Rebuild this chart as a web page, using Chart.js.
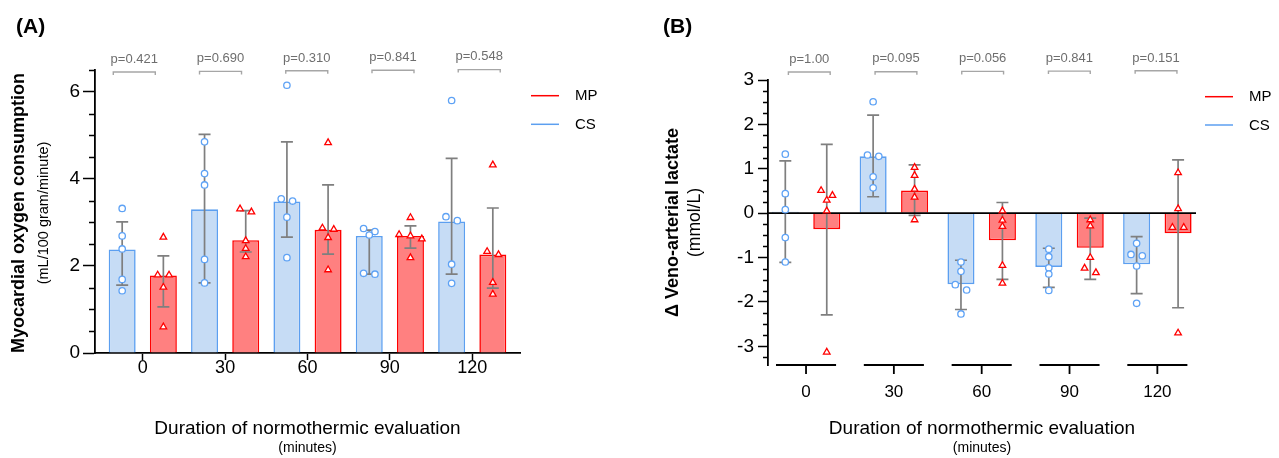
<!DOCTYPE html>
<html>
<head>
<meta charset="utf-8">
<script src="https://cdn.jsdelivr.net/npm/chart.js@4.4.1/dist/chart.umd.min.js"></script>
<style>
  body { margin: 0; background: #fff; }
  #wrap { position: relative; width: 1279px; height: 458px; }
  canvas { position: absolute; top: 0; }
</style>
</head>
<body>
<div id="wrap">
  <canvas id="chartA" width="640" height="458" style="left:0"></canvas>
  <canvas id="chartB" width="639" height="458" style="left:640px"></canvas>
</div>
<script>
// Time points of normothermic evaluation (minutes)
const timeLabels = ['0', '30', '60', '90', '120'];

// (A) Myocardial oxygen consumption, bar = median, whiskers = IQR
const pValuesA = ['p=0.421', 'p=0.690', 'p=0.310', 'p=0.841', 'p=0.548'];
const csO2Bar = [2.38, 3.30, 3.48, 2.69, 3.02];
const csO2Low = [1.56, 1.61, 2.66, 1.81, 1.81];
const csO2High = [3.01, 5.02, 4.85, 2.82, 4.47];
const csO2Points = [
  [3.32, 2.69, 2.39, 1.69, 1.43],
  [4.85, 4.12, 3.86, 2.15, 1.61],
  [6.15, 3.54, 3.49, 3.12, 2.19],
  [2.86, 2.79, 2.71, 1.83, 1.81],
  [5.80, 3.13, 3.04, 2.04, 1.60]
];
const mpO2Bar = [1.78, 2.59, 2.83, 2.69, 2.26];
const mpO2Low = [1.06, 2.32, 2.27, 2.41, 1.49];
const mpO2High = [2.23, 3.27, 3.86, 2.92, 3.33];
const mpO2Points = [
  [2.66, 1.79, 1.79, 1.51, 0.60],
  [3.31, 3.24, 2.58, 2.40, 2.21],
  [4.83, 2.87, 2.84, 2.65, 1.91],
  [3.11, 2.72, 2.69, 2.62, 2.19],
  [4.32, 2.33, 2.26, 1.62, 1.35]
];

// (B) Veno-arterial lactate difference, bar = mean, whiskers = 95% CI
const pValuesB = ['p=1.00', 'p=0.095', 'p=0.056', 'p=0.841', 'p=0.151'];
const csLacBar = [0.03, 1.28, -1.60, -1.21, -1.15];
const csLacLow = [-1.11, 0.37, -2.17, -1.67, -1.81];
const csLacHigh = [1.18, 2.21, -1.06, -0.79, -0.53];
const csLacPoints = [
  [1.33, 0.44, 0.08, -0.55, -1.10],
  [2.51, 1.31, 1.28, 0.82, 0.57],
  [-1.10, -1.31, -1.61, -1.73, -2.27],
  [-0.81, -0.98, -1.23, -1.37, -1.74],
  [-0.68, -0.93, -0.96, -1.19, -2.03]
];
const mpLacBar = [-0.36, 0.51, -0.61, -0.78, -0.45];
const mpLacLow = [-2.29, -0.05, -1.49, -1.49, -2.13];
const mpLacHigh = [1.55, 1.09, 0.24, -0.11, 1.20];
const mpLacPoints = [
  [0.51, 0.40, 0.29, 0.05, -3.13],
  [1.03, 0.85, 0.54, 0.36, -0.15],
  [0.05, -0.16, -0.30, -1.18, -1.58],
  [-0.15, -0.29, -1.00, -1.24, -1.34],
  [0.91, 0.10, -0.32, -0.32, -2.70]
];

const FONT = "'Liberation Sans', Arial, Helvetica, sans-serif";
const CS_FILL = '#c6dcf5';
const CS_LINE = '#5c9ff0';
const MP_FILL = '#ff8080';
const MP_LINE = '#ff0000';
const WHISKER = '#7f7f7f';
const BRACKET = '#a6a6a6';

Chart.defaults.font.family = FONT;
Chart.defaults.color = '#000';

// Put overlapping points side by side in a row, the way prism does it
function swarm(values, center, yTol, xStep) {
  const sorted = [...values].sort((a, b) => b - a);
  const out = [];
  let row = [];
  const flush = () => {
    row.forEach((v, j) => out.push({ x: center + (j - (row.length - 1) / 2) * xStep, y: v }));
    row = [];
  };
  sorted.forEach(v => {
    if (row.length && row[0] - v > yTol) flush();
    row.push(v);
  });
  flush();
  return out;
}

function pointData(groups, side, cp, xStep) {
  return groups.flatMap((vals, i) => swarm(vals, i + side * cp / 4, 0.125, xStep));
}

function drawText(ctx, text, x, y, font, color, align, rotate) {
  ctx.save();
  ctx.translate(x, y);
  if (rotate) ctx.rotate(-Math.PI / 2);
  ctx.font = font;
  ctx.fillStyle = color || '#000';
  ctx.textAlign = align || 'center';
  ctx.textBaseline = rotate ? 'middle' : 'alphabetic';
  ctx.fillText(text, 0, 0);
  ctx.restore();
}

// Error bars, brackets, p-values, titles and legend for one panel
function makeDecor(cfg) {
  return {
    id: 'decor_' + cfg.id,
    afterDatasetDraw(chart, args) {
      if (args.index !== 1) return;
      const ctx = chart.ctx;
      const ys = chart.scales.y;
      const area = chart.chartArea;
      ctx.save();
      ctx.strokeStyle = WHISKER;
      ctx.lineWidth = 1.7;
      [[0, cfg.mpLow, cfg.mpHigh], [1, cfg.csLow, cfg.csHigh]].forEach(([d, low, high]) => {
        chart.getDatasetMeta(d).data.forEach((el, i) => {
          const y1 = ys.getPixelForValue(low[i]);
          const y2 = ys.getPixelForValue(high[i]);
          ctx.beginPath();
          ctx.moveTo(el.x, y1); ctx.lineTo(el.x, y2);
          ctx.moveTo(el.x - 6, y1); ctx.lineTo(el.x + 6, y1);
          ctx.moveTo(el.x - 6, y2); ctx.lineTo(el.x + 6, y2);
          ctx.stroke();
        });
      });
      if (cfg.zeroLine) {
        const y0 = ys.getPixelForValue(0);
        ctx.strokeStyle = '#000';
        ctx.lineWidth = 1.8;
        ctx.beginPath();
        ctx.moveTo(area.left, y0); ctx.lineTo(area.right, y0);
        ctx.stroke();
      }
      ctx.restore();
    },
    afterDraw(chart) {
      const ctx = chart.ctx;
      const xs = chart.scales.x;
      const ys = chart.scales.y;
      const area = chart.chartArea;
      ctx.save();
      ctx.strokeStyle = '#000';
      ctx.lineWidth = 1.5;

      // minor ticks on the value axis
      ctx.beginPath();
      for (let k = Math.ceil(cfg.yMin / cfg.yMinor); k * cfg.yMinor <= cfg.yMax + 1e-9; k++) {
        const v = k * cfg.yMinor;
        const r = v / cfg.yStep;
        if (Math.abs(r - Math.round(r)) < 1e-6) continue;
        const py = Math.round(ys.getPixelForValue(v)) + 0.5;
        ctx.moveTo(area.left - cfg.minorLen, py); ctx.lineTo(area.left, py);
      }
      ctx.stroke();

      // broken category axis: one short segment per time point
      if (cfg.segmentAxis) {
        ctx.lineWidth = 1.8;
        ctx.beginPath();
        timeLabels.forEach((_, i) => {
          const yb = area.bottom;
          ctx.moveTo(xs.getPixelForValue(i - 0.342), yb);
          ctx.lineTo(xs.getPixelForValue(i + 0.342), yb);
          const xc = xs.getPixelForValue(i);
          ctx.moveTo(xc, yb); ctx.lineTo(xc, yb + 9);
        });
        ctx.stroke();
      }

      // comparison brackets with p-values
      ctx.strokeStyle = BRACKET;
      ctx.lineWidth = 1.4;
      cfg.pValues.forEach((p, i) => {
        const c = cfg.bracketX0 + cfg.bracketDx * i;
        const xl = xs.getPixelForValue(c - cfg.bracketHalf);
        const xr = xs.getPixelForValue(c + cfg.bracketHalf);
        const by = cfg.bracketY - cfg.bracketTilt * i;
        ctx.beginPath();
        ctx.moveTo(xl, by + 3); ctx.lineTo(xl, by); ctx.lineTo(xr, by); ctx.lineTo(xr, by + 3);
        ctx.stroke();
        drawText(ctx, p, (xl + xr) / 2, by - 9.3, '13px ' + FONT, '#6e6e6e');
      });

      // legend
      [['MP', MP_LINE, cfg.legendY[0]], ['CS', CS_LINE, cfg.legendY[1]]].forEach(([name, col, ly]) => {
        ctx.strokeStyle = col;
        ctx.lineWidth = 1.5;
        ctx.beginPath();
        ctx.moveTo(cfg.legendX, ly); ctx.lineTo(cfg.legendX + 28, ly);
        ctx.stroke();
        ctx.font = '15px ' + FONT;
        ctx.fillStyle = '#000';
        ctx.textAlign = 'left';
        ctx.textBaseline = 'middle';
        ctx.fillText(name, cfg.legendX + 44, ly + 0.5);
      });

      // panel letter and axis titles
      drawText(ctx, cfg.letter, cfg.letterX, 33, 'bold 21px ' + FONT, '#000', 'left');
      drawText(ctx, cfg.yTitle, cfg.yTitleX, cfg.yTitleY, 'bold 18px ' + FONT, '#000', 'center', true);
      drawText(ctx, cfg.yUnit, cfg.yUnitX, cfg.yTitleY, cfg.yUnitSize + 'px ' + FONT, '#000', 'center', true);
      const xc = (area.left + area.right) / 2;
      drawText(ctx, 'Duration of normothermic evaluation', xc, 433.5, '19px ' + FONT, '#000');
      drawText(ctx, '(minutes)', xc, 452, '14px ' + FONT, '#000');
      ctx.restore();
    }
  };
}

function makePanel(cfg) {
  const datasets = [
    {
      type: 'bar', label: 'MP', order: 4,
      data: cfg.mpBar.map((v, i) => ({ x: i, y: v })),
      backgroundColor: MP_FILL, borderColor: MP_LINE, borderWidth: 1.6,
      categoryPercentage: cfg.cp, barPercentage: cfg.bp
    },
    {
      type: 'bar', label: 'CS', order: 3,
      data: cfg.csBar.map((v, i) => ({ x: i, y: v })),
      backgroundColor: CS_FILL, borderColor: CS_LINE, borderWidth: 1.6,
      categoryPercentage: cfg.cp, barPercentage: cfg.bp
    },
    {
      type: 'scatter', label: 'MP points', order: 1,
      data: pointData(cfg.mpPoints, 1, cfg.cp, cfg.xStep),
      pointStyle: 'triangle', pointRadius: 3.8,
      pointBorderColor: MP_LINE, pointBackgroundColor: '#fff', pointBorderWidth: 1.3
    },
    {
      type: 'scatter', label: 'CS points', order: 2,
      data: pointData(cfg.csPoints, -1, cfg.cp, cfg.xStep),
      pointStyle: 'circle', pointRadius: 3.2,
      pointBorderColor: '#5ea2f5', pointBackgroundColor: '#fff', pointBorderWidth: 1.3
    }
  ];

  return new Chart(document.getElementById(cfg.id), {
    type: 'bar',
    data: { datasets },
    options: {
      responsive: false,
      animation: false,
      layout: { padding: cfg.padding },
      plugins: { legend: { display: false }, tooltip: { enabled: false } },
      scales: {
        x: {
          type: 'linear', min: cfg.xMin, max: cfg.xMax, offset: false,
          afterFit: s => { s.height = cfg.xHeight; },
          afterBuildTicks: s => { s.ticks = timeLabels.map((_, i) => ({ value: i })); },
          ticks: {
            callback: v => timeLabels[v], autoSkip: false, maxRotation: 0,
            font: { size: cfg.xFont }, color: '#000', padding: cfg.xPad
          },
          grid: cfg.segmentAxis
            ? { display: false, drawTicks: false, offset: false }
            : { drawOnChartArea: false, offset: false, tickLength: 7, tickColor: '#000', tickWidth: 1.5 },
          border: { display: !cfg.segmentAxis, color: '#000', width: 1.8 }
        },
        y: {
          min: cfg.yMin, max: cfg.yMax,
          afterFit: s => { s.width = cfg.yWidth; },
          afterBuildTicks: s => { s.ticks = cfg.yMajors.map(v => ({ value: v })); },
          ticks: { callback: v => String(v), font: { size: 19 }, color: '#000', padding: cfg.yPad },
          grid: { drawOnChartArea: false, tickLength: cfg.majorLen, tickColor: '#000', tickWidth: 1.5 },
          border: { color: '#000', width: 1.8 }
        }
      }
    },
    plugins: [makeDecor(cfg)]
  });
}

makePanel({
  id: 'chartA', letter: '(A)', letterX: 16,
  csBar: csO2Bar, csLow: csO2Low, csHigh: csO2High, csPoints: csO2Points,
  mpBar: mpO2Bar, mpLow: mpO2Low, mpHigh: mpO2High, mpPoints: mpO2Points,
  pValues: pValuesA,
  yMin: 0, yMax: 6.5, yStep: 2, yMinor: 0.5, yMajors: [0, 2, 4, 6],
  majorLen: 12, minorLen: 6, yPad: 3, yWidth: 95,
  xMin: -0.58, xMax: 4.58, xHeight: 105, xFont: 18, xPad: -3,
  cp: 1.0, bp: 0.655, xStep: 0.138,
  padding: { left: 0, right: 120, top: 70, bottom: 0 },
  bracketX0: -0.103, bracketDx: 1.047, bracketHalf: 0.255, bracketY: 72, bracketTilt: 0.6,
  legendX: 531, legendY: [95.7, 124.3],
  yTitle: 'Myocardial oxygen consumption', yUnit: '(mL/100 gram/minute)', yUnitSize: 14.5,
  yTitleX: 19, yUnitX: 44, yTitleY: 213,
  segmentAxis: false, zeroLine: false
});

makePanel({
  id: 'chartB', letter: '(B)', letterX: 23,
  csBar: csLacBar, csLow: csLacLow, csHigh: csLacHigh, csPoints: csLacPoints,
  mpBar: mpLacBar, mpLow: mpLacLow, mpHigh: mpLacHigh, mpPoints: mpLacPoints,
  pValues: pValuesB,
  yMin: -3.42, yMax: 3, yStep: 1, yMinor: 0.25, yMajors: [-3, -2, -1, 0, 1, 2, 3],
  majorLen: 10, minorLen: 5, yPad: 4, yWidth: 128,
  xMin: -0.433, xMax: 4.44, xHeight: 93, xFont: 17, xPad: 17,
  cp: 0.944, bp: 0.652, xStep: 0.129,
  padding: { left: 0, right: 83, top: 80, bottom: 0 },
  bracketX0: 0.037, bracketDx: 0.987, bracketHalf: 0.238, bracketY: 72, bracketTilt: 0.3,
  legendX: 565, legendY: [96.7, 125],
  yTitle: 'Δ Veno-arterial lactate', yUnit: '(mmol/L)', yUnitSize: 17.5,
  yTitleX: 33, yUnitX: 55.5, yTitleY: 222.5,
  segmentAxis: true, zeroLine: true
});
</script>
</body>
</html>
====
> _Exercise details_
Print the data above verbatim from the first line through the line holding "const timeLabels = ['0', '30', '60', '90', '120'];", leaving every picture out.

> _Result below_
Rebuild this chart as a web page, using Chart.js.
<!DOCTYPE html>
<html>
<head>
<meta charset="utf-8">
<script src="https://cdn.jsdelivr.net/npm/chart.js@4.4.1/dist/chart.umd.min.js"></script>
<style>
  body { margin: 0; background: #fff; }
  #wrap { position: relative; width: 1279px; height: 458px; }
  canvas { position: absolute; top: 0; }
</style>
</head>
<body>
<div id="wrap">
  <canvas id="chartA" width="640" height="458" style="left:0"></canvas>
  <canvas id="chartB" width="639" height="458" style="left:640px"></canvas>
</div>
<script>
// Time points of normothermic evaluation (minutes)
const timeLabels = ['0', '30', '60', '90', '120'];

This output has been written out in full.